Wohnkonzept bis zum Lebensende gedacht
„Es liegt noch eine ganze Menge Arbeit vor uns“, sagt der Industriemechaniker und fasst mit der rechten Hand an die Hüfte. „Man merkt das schon auch körperlich, wenn man so ein altes Gemäuer neu gestalten will“, schmunzelt der 30-Jährige. Was im Wohnbereich geschaffen wurde, das ist mehr als beachtlich. Hier muss man sich einfach wohlfühlen. „Wenn es geht bis zum Lebensende“, sagt Michaela. Wo es möglich war, wurde auch schon auf Barrierefreiheit geachtet. Die neue Dusche ist dafür ein gutes Beispiel. Und die Küchenmöbel sind auch schon höher als normal. Hier gibt es einen Essplatz, wo auch der zweijährige Bastian und die sechsjährige Leni gerne zusammen mit den Eltern vespern. Das dann mit einem frischen Brot, das die Mama in einem speziellen Ofen gebacken hat, der in die Einbauküche integriert ist. Der backt mit Strom. Den modernen Küchenherd befeuert man mit Holz. Und Holz, das ist im ganzen Haus sehr gut zu sehen.
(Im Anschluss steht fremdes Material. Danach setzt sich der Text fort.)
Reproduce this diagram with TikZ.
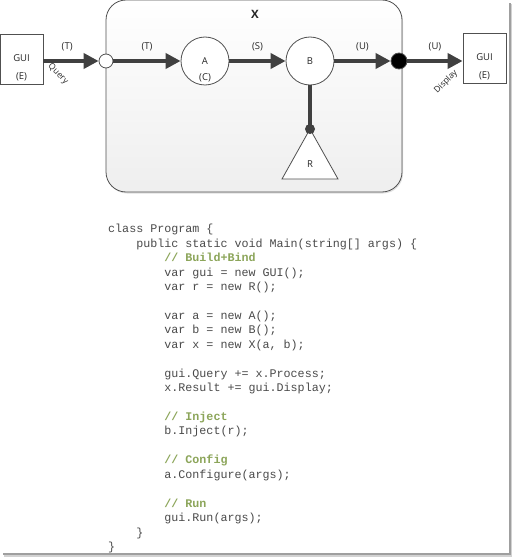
\documentclass[tikz,border=0pt]{standalone}
\usepackage{fontspec}
\setsansfont{Open Sans}
\setmonofont{Liberation Mono}
\usepackage{tikz}
\usetikzlibrary{arrows.meta}
\usetikzlibrary{calc}
\usetikzlibrary{shadows}
\usepackage{xcolor}

\definecolor{wire}{HTML}{404040}
\definecolor{edge}{HTML}{505050}
\definecolor{codegray}{HTML}{4A4A4A}
\definecolor{cmtgreen}{HTML}{8CA55A}

\newcommand{\cmt}[1]{\textcolor{cmtgreen}{\bfseries #1}}

\tikzset{
  lbl/.style={font=\sffamily\fontsize{9.5}{11}\selectfont, text=black!85},
  evt/.style={font=\sffamily\fontsize{8.5}{10}\selectfont, text=black!85, inner sep=0pt},
  flow/.style={line width=4pt, draw=wire, -{Triangle[length=15pt,width=15pt]}},
  tag/.style={lbl, above=7pt, inner sep=1pt},
  guibox/.style={draw=edge, line width=0.8pt, fill=white, minimum width=43pt, minimum height=50pt, inner sep=0pt},
  comp/.style={circle, draw=edge, line width=0.8pt, fill=white, minimum size=48pt, inner sep=0pt, lbl},
  port/.style={circle, draw=edge, line width=0.8pt, inner sep=0pt},
  code/.style={font=\ttfamily\fontsize{11.7}{14.45}\selectfont, text=codegray, align=left, inner sep=0pt}
}

\begin{document}
\begin{tikzpicture}[x=1pt, y=-1pt]
    \useasboundingbox (0,0) rectangle (513,559);

    % Outer frame shadow
    \draw[gray!75, line width=2pt] (3,554) -- (509.5,554) -- (509.5,3);
    \draw[gray!35, line width=1.5pt] (4,556) -- (511.5,556) -- (511.5,4);

    % Component X
    \node[draw=edge, line width=0.8pt, rounded corners=20pt, minimum width=296pt, minimum height=192pt,
          top color=white, bottom color=gray!13,
          drop shadow={shadow xshift=1pt, shadow yshift=-1.5pt, opacity=0.25}] (X) at (254,96) {};
    \node[lbl, font=\sffamily\bfseries\fontsize{11.5}{13}\selectfont] (Xname) at (255,14) {X};

    % GUI boxes
    \node[guibox] (guiL) at (21.5,59) {};
    \node[lbl] at ([yshift=1pt]guiL.center) {GUI};
    \node[lbl] at ([yshift=-18pt]guiL.center) {(E)};

    \node[guibox] (guiR) at (484.5,58) {};
    \node[lbl] at ([yshift=1pt]guiR.center) {GUI};
    \node[lbl] at ([yshift=-18pt]guiR.center) {(E)};

    % Ports of X
    \node[port, fill=white, minimum size=14pt] (inport) at (106,61) {};
    \node[port, fill=black, minimum size=16pt] (outport) at (399,61) {};

    % Parts A and B
    \node[comp] (A) at (205,61) {A};
    \node[lbl] at ([yshift=-17pt]A.center) {(C)};
    \node[comp] (B) at (310,61) {B};

    % Part R
    \coordinate (Rtop) at (310,129);
    \draw[draw=edge, line width=0.8pt, fill=white] (Rtop) -- (282,179) -- (338,179) -- cycle;
    \node[lbl] (R) at (310,164) {R};
    \node[circle, fill=wire, minimum size=10pt, inner sep=0pt] (rdot) at (Rtop) {};
    \draw[line width=4pt, draw=wire] (B.south) -- (rdot.center);

    % Flows
    \draw[flow] (guiL.east |- inport) -- node[tag, pos=0.43] {(T)} (inport.west);
    \draw[flow] (inport.east) -- node[tag] {(T)} (A.west);
    \draw[flow] (A.east) -- node[tag] {(S)} (B.west);
    \draw[flow] (B.east) -- node[tag] {(U)} (outport.west);
    \draw[flow] (outport.east) -- node[tag] {(U)} (guiR.west |- outport);

    % Event names
    \node[evt, rotate=-45] (query) at (58,74) {Query};
    \node[evt, rotate=45] (display) at (446,82) {Display};

    % Program listing
    \node[code, anchor=north west] (prog) at (108,224) {class Program \{\\
\hspace*{2.4em}public static void Main(string[] args) \{\\
\hspace*{4.8em}\cmt{// Build+Bind}\\
\hspace*{4.8em}var gui = new GUI();\\
\hspace*{4.8em}var r = new R();\\
\mbox{}\\
\hspace*{4.8em}var a = new A();\\
\hspace*{4.8em}var b = new B();\\
\hspace*{4.8em}var x = new X(a, b);\\
\mbox{}\\
\hspace*{4.8em}gui.Query += x.Process;\\
\hspace*{4.8em}x.Result += gui.Display;\\
\mbox{}\\
\hspace*{4.8em}\cmt{// Inject}\\
\hspace*{4.8em}b.Inject(r);\\
\mbox{}\\
\hspace*{4.8em}\cmt{// Config}\\
\hspace*{4.8em}a.Configure(args);\\
\mbox{}\\
\hspace*{4.8em}\cmt{// Run}\\
\hspace*{4.8em}gui.Run(args);\\
\hspace*{2.4em}\}\\
\}};
\end{tikzpicture}
\end{document}
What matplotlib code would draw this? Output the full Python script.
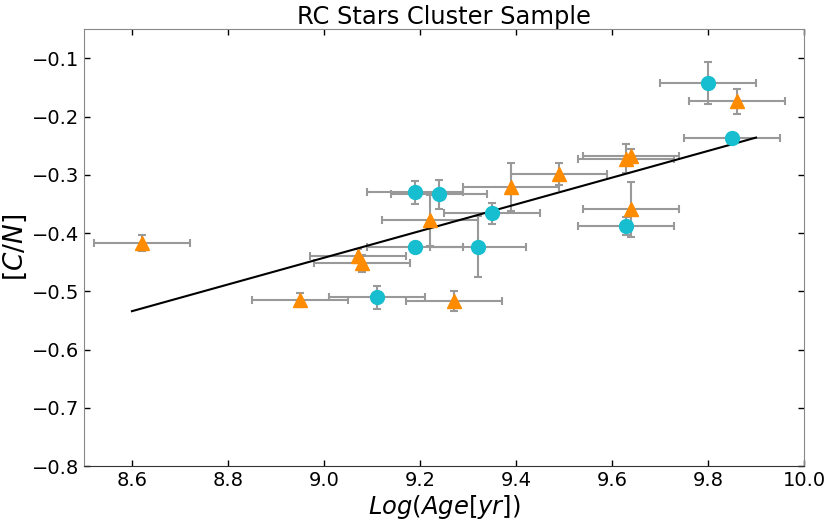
import numpy as np
import matplotlib
matplotlib.use("Agg")
import matplotlib.pyplot as plt

# circles
age_c = [9.80, 9.85, 9.19, 9.24, 9.35, 9.19, 9.32, 9.63, 9.11]
cn_c = [-0.142, -0.236, -0.330, -0.333, -0.366, -0.423, -0.423, -0.388, -0.510]
cn_c_err = [0.036, 0.006, 0.020, 0.025, 0.018, 0.008, 0.053, 0.015, 0.020]
age_c_err = [0.1] * len(age_c)

# triangles
age_t = [9.86, 9.63, 9.64, 9.64, 9.49, 9.39, 9.22, 9.07, 9.08, 8.95, 9.27, 8.62]
cn_t = [-0.174, -0.272, -0.267, -0.359, -0.299, -0.321, -0.378, -0.440, -0.452, -0.514, -0.516, -0.417]
cn_t_err = [0.022, 0.025, 0.012, 0.047, 0.019, 0.041, 0.044, 0.012, 0.015, 0.012, 0.017, 0.014]
age_t_err = [0.1] * len(age_t)

# fit line
fit_x = [8.6, 9.9]
fit_y = [-0.534, -0.236]

fig = plt.figure(figsize=(8.31, 5.22), dpi=100)
ax = fig.add_axes([0.101, 0.107, 0.8665, 0.837])

ax.errorbar(age_c, cn_c, xerr=age_c_err, yerr=cn_c_err, fmt='o', color='#17becf',
            markersize=10, ecolor='#999999', elinewidth=1.5, capsize=3, capthick=1.5)
ax.errorbar(age_t, cn_t, xerr=age_t_err, yerr=cn_t_err, fmt='^', color='#ff8c00',
            markersize=10, ecolor='#999999', elinewidth=1.5, capsize=3, capthick=1.5)
ax.plot(fit_x, fit_y, color='black', lw=1.5)

ax.set_xlim(8.5, 10.0)
ax.set_ylim(-0.8, -0.05)
ax.set_xticks([8.6, 8.8, 9.0, 9.2, 9.4, 9.6, 9.8, 10.0])
ax.set_yticks([-0.8, -0.7, -0.6, -0.5, -0.4, -0.3, -0.2, -0.1])
ax.tick_params(direction='in', top=True, right=True, labelsize=14, length=4, width=1)

for s in ['left', 'top', 'right']:
    ax.spines[s].set_color('#888888')
ax.spines['bottom'].set_color('#333333')

ax.set_title('RC Stars Cluster Sample', fontsize=17.4, pad=4)
ax.set_xlabel('$Log(Age[yr])$', fontsize=17.5, labelpad=2)
ax.set_ylabel('$[C/N]$', fontsize=19, labelpad=2)

fig.savefig('out.png', dpi=100)
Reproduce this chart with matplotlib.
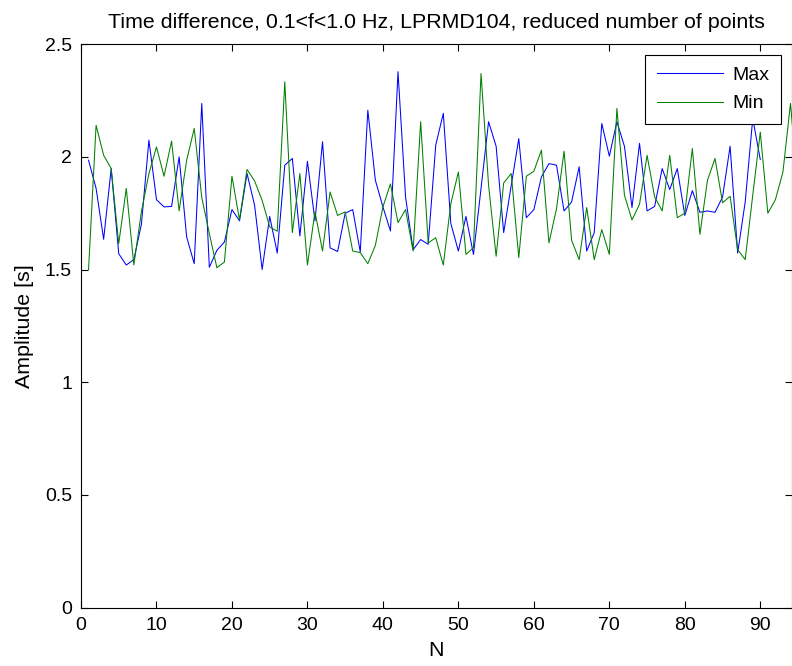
import matplotlib
matplotlib.use("Agg")
import matplotlib.pyplot as plt
import numpy as np

max_vals = [1.985, 1.86, 1.634, 1.948, 1.57, 1.52, 1.544, 1.70, 2.074, 1.81,
            1.778, 1.78, 2.0, 1.644, 1.526, 2.237, 1.51, 1.585, 1.622, 1.766,
            1.716, 1.926, 1.785, 1.50, 1.736, 1.573, 1.963, 1.993, 1.649, 1.98,
            1.716, 2.067, 1.596, 1.58, 1.75, 1.766, 1.578, 2.207, 1.896, 1.778,
            1.671, 2.378, 1.822, 1.588, 1.633, 1.612, 2.052, 2.193, 1.704, 1.582,
            1.736, 1.567, 1.86, 2.156, 2.047, 1.664, 1.873, 2.081, 1.73, 1.766,
            1.911, 1.97, 1.963, 1.76, 1.80, 1.956, 1.582, 1.664, 2.148, 2.003,
            2.156, 2.047, 1.775, 2.06, 1.76, 1.78, 1.948, 1.855, 1.948, 1.74,
            1.85, 1.754, 1.76, 1.754, 1.822, 2.047, 1.573, 1.80, 2.17, 1.988]

min_vals = [1.50, 2.14, 2.007, 1.948, 1.615, 1.86, 1.52, 1.756, 1.926, 2.044,
            1.914, 2.07, 1.76, 1.985, 2.126, 1.82, 1.66, 1.508, 1.533, 1.914,
            1.72, 1.944, 1.893, 1.807, 1.689, 1.67, 2.333, 1.664, 1.926, 1.52,
            1.756, 1.582, 1.844, 1.74, 1.756, 1.582, 1.575, 1.526, 1.607, 1.778,
            1.88, 1.708, 1.766, 1.582, 2.156, 1.618, 1.641, 1.52, 1.793, 1.933,
            1.567, 1.597, 2.37, 1.874, 1.559, 1.884, 1.926, 1.553, 1.914, 1.936,
            2.03, 1.618, 1.77, 2.025, 1.63, 1.544, 1.775, 1.544, 1.677, 1.567,
            2.215, 1.83, 1.72, 1.79, 2.007, 1.822, 1.76, 2.007, 1.73, 1.75,
            2.037, 1.656, 1.896, 1.993, 1.796, 1.825, 1.588, 1.544, 1.83, 2.11,
            1.75, 1.81, 1.933, 2.237, 1.85]

x_max = np.arange(1, len(max_vals) + 1)
x_min = np.arange(1, len(min_vals) + 1)

xticks = [0, 10, 20, 30, 40, 50, 60, 70, 80, 90]
yticks = [0, 0.5, 1, 1.5, 2, 2.5]
ytick_labels = ["0", "0.5", "1", "1.5", "2", "2.5"]

plt.rcParams['font.family'] = ['Liberation Sans', 'DejaVu Sans']
plt.rcParams['font.size'] = 14

fig = plt.figure(figsize=(7.92, 6.66), dpi=100)
ax = fig.add_axes([81/792, 1 - 607.5/666, (792 - 81)/792, (607.5 - 44.2)/666])

ax.plot(x_max, max_vals, color=(0, 0, 1), lw=0.75, label="Max")
ax.plot(x_min, min_vals, color=(0, 0.5, 0), lw=0.75, label="Min")

ax.set_xlim(0, 94.2)
ax.set_ylim(0, 2.5)
ax.set_xticks(xticks)
ax.set_yticks(yticks)
ax.set_yticklabels(ytick_labels)
ax.tick_params(direction='in', top=True, right=True, length=5, width=0.8,
               labelsize=14)
ax.tick_params(axis='x', pad=7)
ax.tick_params(axis='y', pad=6.5)
for s in ax.spines.values():
    s.set_linewidth(0.8)

ax.set_title("Time difference, 0.1<f<1.0 Hz, LPRMD104, reduced number of points",
             fontsize=15.4, pad=12)
ax.set_xlabel("N", fontsize=15.4, labelpad=5)
ax.set_ylabel("Amplitude [s]", fontsize=15.4, labelpad=8)

leg = ax.legend(loc='upper right', fancybox=False, edgecolor='black',
                framealpha=1, borderaxespad=0.55, handlelength=3.4,
                labelspacing=0.55, borderpad=0.6, handletextpad=0.5,
                fontsize=14)
leg.get_frame().set_linewidth(0.8)

fig.savefig("out.png", dpi=100)
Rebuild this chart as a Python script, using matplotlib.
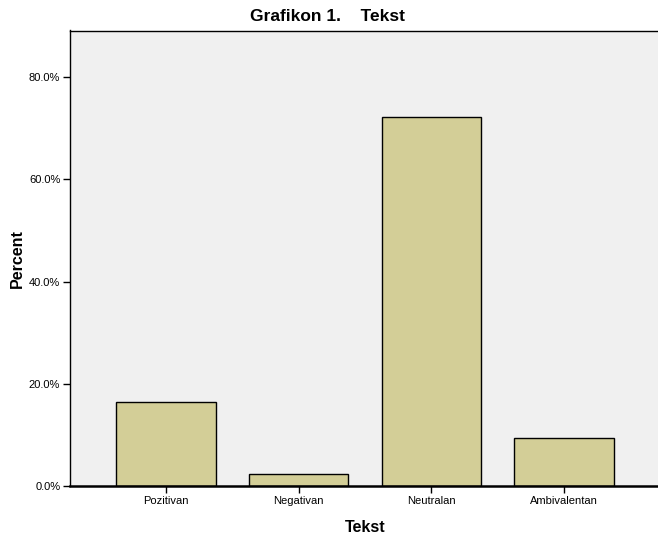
import matplotlib
matplotlib.use("Agg")
import matplotlib.pyplot as plt
import numpy as np

plt.rcParams['font.family'] = ['Liberation Sans', 'DejaVu Sans']

# Data
categories = ['Pozitivan', 'Negativan', 'Neutralan', 'Ambivalentan']
percents = [16.4, 2.4, 72.2, 9.4]
y_ticks = [0, 20, 40, 60, 80]

fig = plt.figure(figsize=(6.58, 5.34), dpi=100)
ax = fig.add_axes([70 / 658, 48 / 534, 590 / 658, 455.5 / 534])
ax.set_facecolor('#f0f0f0')

x = np.arange(len(categories))
ax.bar(x, percents, width=0.75, color='#d3ce97', edgecolor='black', linewidth=1.0, zorder=2)

ax.set_xlim(-0.72, 3.72)
ax.set_ylim(0, 89.1)
ax.set_xticks(x)
ax.set_xticklabels(categories, fontsize=8)
ax.set_yticks(y_ticks)
ax.set_yticklabels([f'{v:.1f}%' for v in y_ticks], fontsize=8)
ax.tick_params(axis='both', direction='out', length=5, width=1, colors='black', pad=2)

for side in ['top', 'left', 'right']:
    ax.spines[side].set_linewidth(1)
ax.spines['bottom'].set_linewidth(1.8)

ax.set_xlabel('Tekst', fontsize=11.5, fontweight='bold', labelpad=10)
ax.set_ylabel('Percent', fontsize=11.5, fontweight='bold', labelpad=3)

fig.text(0.497, 0.97, 'Grafikon 1.    Tekst', ha='center', va='center',
         fontsize=12.5, fontweight='bold')

fig.savefig('out.png', dpi=100)
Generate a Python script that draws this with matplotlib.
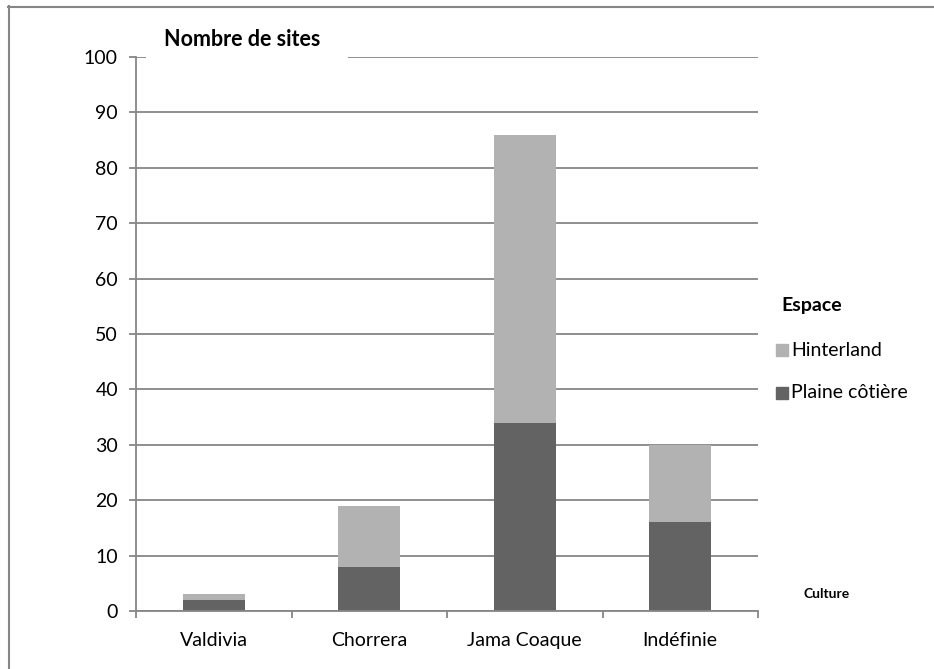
import matplotlib.pyplot as plt
from matplotlib.lines import Line2D
from matplotlib.patches import Rectangle

categories = ['Valdivia', 'Chorrera', 'Jama Coaque', 'Indéfinie']
plaine = [2, 8, 34, 16]
hinterland = [1, 11, 52, 14]
series_names = ['Hinterland', 'Plaine côtière']
y_ticks = list(range(0, 101, 10))

GRID = '#868686'
DARK = '#636363'
LIGHT = '#b2b2b2'

plt.rcParams['font.family'] = ['Lato', 'DejaVu Sans']

W, H = 934, 669
fig = plt.figure(figsize=(W / 100, H / 100), dpi=100)

# axes placement in pixels: left 136, right 758, top 57, bottom 611
ax = fig.add_axes([136 / W, 1 - 611 / H, (758 - 136) / W, (611 - 57) / H])

x = range(len(categories))
ax.bar(x, plaine, width=0.4, color=DARK, zorder=3)
ax.bar(x, hinterland, width=0.4, bottom=plaine, color=LIGHT, zorder=3)

ax.set_xlim(-0.5, len(categories) - 0.5)
ax.set_ylim(0, 100)
ax.set_yticks(y_ticks)
ax.yaxis.grid(True, color=GRID, linewidth=1.3, zorder=0)

ax.set_xticks(list(x))
ax.set_xticklabels(categories, fontsize=14)
ax.set_xticks([i - 0.5 for i in range(len(categories) + 1)], minor=True)
ax.tick_params(axis='x', which='major', length=0, pad=15)
ax.tick_params(axis='x', which='minor', length=5, width=1.3, color=GRID, direction='out')
ax.tick_params(axis='y', length=5, width=1.3, color=GRID, labelsize=14, pad=8)

for side in ['top', 'right']:
    ax.spines[side].set_visible(False)
for side in ['left', 'bottom']:
    ax.spines[side].set_color(GRID)
    ax.spines[side].set_linewidth(1.3)
    ax.spines[side].set_zorder(4)

# white block behind the title, hiding part of the top gridline
fig.add_artist(Rectangle((146 / W, 1 - 64 / H), (348 - 146) / W, 44 / H,
                         facecolor='white', edgecolor='none',
                         transform=fig.transFigure, zorder=5))
fig.text(164 / W, 1 - 40 / H, 'Nombre de sites', fontsize=15.5, fontweight='bold',
         ha='left', va='center', zorder=6)

# axis name at the lower right
fig.text(804 / W, 1 - 594 / H, 'Culture', fontsize=10, fontweight='bold',
         ha='left', va='center')

# legend
fig.text(781 / W, 1 - 306 / H, 'Espace', fontsize=14, fontweight='bold',
         ha='left', va='center')
for i, (name, c) in enumerate(zip(series_names, (LIGHT, DARK))):
    yy = 1 - (350 + 43 * i) / H
    fig.add_artist(Line2D([782 / W], [yy], marker='s', linestyle='none', markersize=8,
                          markerfacecolor=c, markeredgecolor=c,
                          transform=fig.transFigure))
    fig.text(791 / W, yy, name, fontsize=14, ha='left', va='center')

# outer chart frame (left and top edges visible)
fig.add_artist(Line2D([9 / W, 9 / W], [0, 1 - 6 / H], color=GRID, linewidth=1.5,
                      transform=fig.transFigure))
fig.add_artist(Line2D([8 / W, 1], [1 - 7 / H, 1 - 7 / H], color=GRID, linewidth=1.5,
                      transform=fig.transFigure))

fig.savefig('out.png', dpi=100)
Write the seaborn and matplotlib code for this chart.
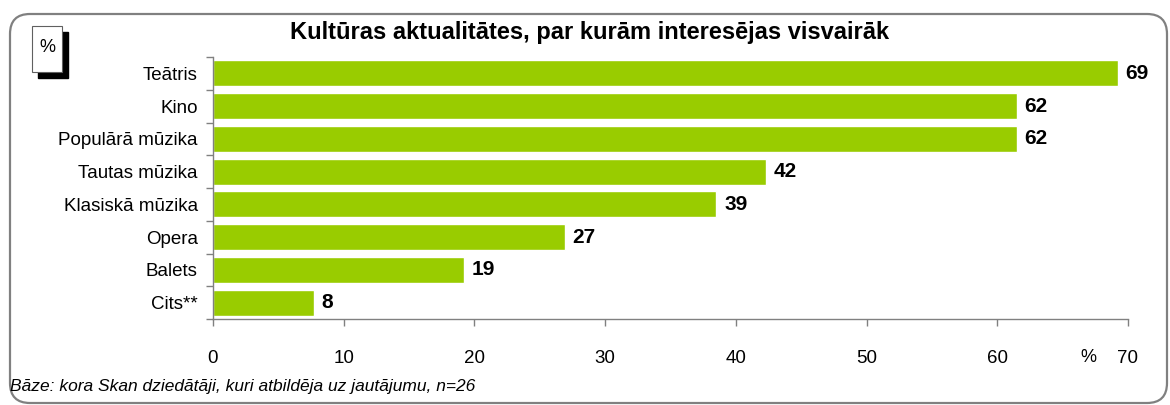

„Schwiegervater war eine große Hilfe“
„Eigentlich wussten wir gar nicht, dass da so viel Fachwerk unter dem Putz ist“, erzählt Steffen. Und auch davon, dass man ein Jahr lang nur abgebrochen habe. Dabei kamen dann immer wieder Dinge zum Vorschein, von denen man vorher nichts wusste. Michaela begeisterte sich sofort für Fachwerk in der Wohnung. „Ich hatte das schon anderswo gesehen und fand es super“, erzählt die Ergotherapeutin, die in einem Krankenhaus in Teilzeit arbeitet und auch gerne Hausfrau und Mutter ist. „Im ersten Jahr haben wir gar kein Geld gebraucht, sondern nur abgerissen und Wände abgeschlagen“, erinnert sich Steffen, der vor dem Einzug in Kreenheinstetten gewohnt hat. Der Schwiegervater sei da eine große Hilfe gewesen. Der 57-Jährige habe überall angepackt und verfüge auch über einen ansehnlichen Maschinenpark. Viele Monate gab es nur ein Samstagvergnügen: Bau. Und Michaela fügt hinzu: „Als wir mal angefangen hatten, da gab es kein Zurück mehr.“ Ein Architekt musste her wegen der Baugenehmigung und das Paar wollte weitgehend Handwerker aus der Region beschäftigen. Es wurde viel diskutiert und immer wieder umgeplant.
Schlafzimmermöbel sind aus Zirbenholz gefertigt
Das Gebälk wurde nur gebürstet und nicht chemisch behandelt und die Holztür ist aus Altholz gefertigt. Das hat ein Cousin von Michaela erledigt, der Schreiner im Pustertal in Südtirol ist. Von dort stammt auch das Zirbenholz, aus denen er die Schlafzimmermöbel gefertigt hat. Im Wohnzimmer befindet sich ein Thermostat in der Wand. „Das ist für die Wandheizung“, erklärt Steffen Volk.
Und die hat er selbst unter Anleitung von Volker Längle eingebaut. Hat man nicht manchmal die Lust verloren? „Manchmal schon. Vor allem abends, wenn man keinen Fortschritt gesehen hat“, schmunzelt das Paar. Trotzdem: Die Entscheidung sei richtig gewesen. „Für uns sind Nachhaltigkeit und Stil wichtig“, sagen sie. Das soll auch beim weiteren Ausbau der Scheune und beim Anlegen eines Kräuter- und Gemüsegartens so sein. Und natürlich bei der Neugestaltung der Außenfassade. Es bleibt ganz bestimmt noch viel zu tun.